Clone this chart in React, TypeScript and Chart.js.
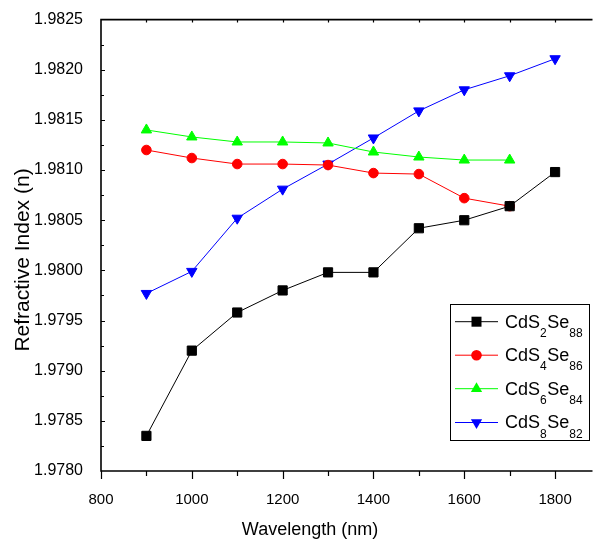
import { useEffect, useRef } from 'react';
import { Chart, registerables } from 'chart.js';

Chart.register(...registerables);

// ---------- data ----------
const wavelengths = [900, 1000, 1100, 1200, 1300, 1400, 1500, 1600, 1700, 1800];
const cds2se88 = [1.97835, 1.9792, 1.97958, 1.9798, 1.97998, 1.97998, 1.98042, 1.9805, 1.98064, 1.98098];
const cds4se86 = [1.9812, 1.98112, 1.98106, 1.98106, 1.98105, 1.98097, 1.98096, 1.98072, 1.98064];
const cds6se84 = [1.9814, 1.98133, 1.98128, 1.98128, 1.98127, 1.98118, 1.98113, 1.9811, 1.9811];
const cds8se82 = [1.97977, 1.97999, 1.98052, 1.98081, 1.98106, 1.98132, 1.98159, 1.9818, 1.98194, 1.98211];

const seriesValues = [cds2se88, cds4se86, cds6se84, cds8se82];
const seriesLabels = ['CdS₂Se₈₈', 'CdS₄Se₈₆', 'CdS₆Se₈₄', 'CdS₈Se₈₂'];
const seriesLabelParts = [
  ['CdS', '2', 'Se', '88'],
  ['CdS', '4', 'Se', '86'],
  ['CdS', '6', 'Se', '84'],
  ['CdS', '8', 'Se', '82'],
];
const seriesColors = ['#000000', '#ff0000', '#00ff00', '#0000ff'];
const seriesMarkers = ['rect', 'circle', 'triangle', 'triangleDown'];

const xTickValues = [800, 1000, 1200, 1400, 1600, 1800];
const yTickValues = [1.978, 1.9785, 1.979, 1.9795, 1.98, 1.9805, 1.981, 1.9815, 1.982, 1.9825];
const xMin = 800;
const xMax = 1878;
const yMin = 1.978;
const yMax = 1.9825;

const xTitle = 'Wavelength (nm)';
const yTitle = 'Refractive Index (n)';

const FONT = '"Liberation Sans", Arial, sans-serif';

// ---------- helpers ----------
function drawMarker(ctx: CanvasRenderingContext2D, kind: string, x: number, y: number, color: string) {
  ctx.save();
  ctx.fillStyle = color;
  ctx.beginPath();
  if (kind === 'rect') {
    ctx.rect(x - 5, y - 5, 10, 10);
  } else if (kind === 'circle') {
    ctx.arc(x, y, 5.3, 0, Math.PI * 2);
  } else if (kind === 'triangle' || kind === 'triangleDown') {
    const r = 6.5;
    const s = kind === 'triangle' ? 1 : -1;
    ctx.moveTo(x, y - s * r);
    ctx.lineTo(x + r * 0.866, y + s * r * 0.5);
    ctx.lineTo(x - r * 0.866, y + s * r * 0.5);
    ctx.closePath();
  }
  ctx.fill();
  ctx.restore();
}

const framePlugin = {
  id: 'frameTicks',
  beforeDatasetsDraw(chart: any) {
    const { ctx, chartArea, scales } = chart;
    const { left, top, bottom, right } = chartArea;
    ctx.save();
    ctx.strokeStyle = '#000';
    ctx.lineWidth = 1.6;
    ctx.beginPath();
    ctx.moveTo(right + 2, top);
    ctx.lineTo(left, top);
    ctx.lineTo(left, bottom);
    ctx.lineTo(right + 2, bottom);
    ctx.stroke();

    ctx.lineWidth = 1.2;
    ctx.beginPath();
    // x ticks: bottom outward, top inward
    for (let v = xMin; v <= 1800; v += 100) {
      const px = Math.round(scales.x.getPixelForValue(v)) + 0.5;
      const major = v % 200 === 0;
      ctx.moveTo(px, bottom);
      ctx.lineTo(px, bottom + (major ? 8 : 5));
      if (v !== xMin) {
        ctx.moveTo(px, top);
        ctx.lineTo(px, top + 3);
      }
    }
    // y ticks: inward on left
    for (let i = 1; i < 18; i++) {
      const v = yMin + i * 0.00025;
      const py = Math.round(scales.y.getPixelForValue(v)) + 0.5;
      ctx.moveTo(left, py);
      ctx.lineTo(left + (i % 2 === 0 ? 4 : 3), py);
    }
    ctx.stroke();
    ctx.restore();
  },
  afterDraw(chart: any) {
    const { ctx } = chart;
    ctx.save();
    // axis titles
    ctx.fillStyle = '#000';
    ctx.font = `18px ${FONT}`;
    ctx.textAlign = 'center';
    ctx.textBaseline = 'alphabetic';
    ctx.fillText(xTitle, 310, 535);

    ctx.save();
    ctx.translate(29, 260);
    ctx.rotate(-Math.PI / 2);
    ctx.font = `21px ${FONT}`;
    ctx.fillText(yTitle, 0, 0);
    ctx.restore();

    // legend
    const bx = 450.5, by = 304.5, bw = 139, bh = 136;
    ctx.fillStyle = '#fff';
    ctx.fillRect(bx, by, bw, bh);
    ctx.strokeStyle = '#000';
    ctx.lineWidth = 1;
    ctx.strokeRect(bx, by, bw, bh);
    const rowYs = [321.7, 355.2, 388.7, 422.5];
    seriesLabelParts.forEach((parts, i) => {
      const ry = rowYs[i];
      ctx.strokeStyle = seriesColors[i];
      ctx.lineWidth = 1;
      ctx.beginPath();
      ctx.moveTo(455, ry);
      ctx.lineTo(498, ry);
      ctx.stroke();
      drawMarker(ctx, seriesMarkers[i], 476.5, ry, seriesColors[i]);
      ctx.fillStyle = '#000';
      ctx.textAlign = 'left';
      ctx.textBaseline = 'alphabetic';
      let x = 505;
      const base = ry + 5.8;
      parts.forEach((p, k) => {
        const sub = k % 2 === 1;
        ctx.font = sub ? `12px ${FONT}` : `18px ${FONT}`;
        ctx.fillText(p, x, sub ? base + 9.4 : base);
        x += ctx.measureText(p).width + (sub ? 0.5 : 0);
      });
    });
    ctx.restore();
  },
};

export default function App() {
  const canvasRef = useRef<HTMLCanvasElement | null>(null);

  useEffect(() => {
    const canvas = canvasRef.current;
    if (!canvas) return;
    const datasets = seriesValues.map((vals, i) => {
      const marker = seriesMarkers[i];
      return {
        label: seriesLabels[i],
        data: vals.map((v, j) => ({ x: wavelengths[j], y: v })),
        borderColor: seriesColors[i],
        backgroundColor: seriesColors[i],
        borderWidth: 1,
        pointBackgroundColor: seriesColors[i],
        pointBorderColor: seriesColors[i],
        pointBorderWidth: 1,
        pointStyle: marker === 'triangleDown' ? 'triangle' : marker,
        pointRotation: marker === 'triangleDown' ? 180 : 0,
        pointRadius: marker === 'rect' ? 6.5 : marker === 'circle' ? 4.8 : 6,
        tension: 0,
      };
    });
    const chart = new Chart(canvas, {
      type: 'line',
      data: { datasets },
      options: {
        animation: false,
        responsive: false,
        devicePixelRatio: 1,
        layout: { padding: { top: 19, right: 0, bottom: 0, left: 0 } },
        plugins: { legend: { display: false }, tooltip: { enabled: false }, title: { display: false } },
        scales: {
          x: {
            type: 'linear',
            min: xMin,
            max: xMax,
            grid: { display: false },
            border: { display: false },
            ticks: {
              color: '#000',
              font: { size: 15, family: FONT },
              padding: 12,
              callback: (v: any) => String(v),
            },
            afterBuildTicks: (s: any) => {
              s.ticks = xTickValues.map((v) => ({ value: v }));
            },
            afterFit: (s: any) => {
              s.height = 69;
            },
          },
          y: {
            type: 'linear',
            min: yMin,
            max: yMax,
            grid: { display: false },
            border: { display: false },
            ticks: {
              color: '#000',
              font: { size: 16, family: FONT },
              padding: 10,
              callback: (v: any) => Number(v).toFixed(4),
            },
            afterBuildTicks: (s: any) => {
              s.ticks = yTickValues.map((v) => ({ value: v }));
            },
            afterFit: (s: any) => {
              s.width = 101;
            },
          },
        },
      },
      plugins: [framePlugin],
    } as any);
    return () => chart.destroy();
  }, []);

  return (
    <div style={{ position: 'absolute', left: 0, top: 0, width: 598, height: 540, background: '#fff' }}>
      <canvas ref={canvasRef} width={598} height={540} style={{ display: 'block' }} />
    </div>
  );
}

• • • • •

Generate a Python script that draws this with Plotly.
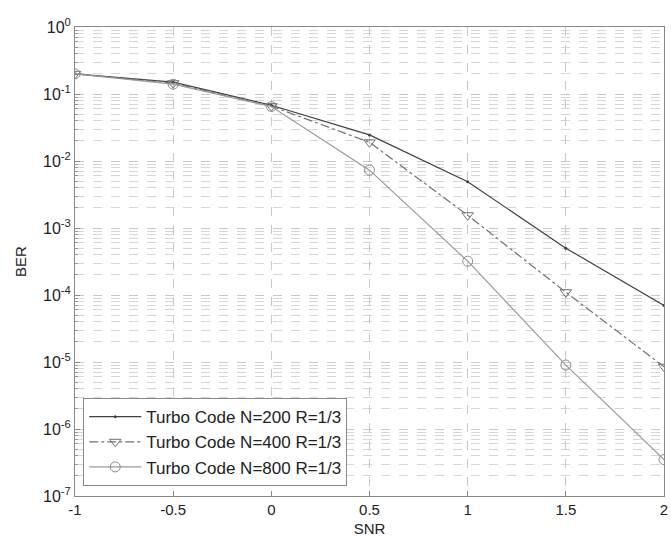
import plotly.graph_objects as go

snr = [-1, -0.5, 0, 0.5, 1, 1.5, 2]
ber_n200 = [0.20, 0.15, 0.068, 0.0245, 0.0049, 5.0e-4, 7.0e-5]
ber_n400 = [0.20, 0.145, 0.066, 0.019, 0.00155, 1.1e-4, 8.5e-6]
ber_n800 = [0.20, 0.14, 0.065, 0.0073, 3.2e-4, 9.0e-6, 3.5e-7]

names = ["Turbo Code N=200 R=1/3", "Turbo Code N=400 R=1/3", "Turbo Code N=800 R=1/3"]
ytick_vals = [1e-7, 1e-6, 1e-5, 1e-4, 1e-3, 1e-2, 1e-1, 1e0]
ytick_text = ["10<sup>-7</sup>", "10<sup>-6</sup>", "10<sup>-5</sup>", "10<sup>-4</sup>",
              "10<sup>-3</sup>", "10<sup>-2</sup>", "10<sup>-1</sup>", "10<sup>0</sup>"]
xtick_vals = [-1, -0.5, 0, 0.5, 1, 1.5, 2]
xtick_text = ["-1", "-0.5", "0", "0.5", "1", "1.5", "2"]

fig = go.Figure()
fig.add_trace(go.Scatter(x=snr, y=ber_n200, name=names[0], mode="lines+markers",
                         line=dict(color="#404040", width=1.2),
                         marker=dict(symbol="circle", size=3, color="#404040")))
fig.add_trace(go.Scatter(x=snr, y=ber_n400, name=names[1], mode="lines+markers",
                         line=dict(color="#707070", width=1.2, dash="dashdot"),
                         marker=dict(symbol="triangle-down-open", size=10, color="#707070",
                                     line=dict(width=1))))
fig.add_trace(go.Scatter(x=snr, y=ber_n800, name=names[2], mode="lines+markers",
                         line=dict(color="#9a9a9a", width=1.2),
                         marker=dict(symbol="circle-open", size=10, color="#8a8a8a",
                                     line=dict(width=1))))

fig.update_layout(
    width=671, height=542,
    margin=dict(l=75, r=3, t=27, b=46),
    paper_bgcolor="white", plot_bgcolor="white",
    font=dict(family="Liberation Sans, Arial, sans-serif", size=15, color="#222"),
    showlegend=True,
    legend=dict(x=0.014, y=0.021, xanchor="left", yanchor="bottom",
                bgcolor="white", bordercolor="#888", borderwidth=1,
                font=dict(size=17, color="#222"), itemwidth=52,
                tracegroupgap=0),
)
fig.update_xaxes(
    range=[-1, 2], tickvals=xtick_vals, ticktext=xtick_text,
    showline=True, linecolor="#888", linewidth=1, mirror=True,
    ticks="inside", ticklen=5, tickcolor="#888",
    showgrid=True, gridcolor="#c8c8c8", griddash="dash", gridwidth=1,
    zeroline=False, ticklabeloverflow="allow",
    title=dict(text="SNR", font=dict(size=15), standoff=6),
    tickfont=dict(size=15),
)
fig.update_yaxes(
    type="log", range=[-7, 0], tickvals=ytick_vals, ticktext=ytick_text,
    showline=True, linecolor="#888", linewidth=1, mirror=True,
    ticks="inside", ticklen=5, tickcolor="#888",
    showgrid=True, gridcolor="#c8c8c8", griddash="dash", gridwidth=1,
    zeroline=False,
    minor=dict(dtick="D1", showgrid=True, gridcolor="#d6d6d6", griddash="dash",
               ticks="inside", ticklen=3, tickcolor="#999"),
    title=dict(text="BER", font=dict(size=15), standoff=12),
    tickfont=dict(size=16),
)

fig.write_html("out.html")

• • • • •

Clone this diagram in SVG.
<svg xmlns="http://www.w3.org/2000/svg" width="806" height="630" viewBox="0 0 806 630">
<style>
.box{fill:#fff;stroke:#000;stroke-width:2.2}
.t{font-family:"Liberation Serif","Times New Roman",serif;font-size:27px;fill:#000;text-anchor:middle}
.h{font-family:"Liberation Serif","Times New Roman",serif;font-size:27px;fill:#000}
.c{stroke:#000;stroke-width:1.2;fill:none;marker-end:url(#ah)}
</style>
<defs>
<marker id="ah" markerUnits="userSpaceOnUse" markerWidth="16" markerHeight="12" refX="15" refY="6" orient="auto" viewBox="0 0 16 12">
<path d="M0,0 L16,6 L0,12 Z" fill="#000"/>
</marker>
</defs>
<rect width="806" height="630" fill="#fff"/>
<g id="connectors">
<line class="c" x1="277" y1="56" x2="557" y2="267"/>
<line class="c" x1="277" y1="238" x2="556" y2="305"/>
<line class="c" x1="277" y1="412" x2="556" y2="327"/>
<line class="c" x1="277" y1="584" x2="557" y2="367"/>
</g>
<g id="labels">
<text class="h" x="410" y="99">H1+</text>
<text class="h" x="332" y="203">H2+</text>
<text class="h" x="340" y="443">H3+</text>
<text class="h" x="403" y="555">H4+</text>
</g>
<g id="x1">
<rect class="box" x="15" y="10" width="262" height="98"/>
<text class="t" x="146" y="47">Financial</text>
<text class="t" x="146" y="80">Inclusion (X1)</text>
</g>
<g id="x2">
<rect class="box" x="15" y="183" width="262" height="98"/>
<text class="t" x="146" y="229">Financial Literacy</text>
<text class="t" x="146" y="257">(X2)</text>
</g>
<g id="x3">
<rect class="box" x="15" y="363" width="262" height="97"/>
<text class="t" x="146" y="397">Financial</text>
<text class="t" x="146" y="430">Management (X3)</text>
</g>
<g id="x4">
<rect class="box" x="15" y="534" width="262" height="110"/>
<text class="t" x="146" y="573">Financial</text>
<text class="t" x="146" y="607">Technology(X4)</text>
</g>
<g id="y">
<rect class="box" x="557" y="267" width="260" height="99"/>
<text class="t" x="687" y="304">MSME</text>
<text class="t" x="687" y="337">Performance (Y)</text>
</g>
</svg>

• • • • •

* _Requirement_
Leave the pictures out and print, exactly as written, every line from the one holding "Clone this chart" down to the one holding "Chart.register(...registerables);", both of those included.

* _Output of the exercise_
Clone this chart in React, TypeScript and Chart.js.
import { useEffect, useRef } from 'react';
import { Chart, registerables } from 'chart.js';

Chart.register(...registerables);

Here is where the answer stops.